Something that eludes their minds is that gender equality itself is a right and not a favour, just like Kagame himself put it.
They keep going, can you believe it? They say: "in many autocracies, women legislators have tended to be more loyal to their respective parties than men are,” which brings up a question whether men tend to be less loyal just for the sake.
They also say: "women are often more dependent on party hierarchies and leadership because they have limited access to other pathways to politics,” which only proves that they question women’s ability to rightfully venture into politics. How sexist!
Well, I hate to pop their ignorant bubble.

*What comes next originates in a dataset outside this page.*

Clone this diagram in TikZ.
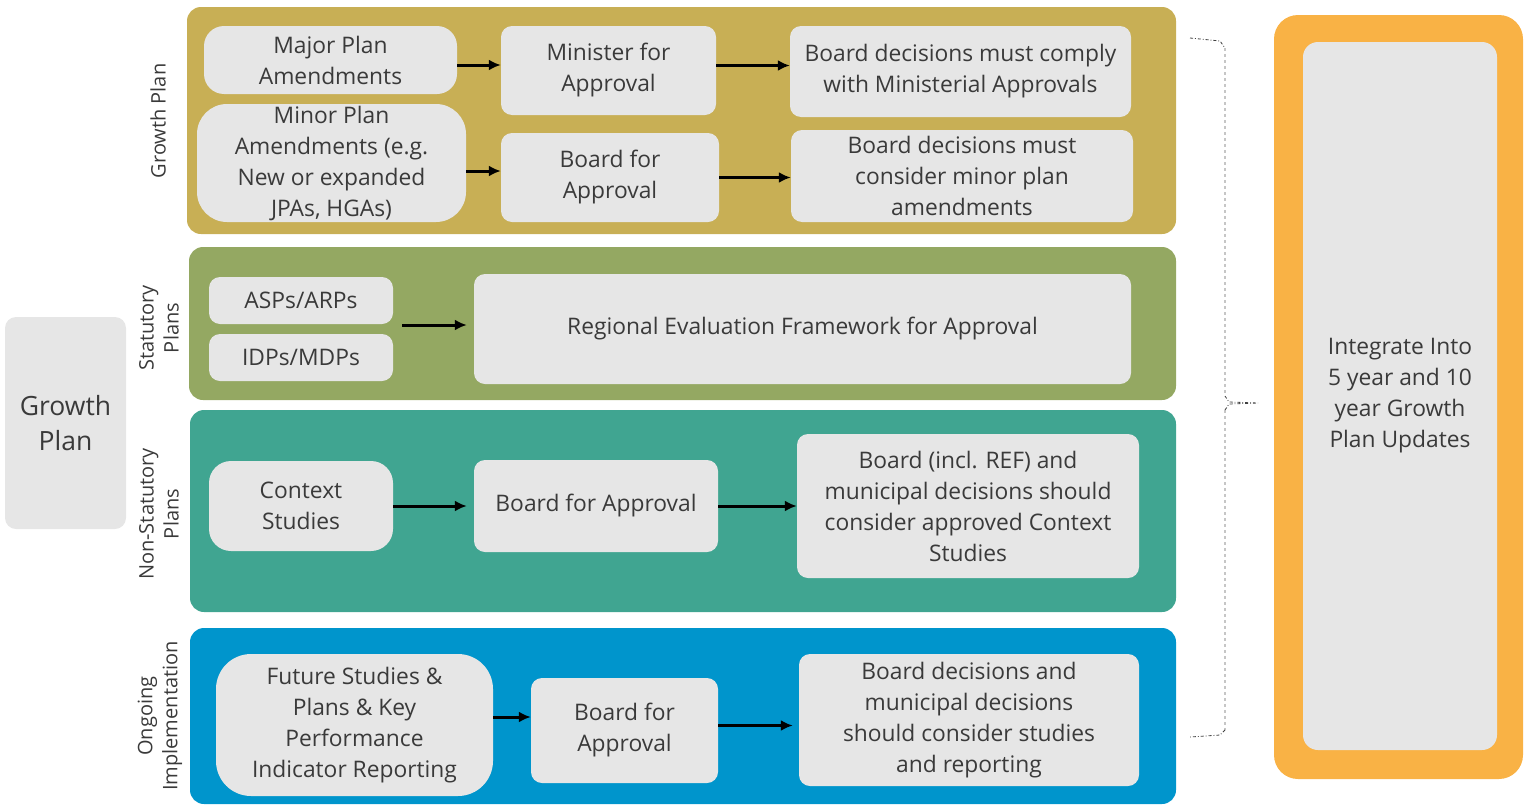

The Global Gender Gap Index ranks Rwanda the second most gender equal country in Africa and seventh in the world, with a score of 80.5 percent.
This position was not earned because of electoral gender quotas per se. Women own more land than men in Rwanda, yet less than three decades ago, they didn’t have any. I can go on and on and on. Yet we still consider our journey a long one.
Rwanda has been ranked by several reports among the safest countries in the world to live or travel in as a woman. Can you believe that? Not even the US has achieved this- although they aren’t a measurement for success.
The history of Kagame and women empowerment goes far back, if only the world could learn from him. If only journalists, professors, politicians understood that "what we have set out to do is not for the half-hearted, let alone the heartless,” in Kagame’s voice.
If you can describe the dignity Kagame has given to Rwandan women as genderwashing, it is not a bad thing after all, and we, Rwandan women, expect nothing less.
Most importantly, Kagame knows better than making women pawns. Women have carried this nation on their backs, and it’s a shame that we often don’t give credit where it’s due. Kagame deserves his his flowers, so please give them!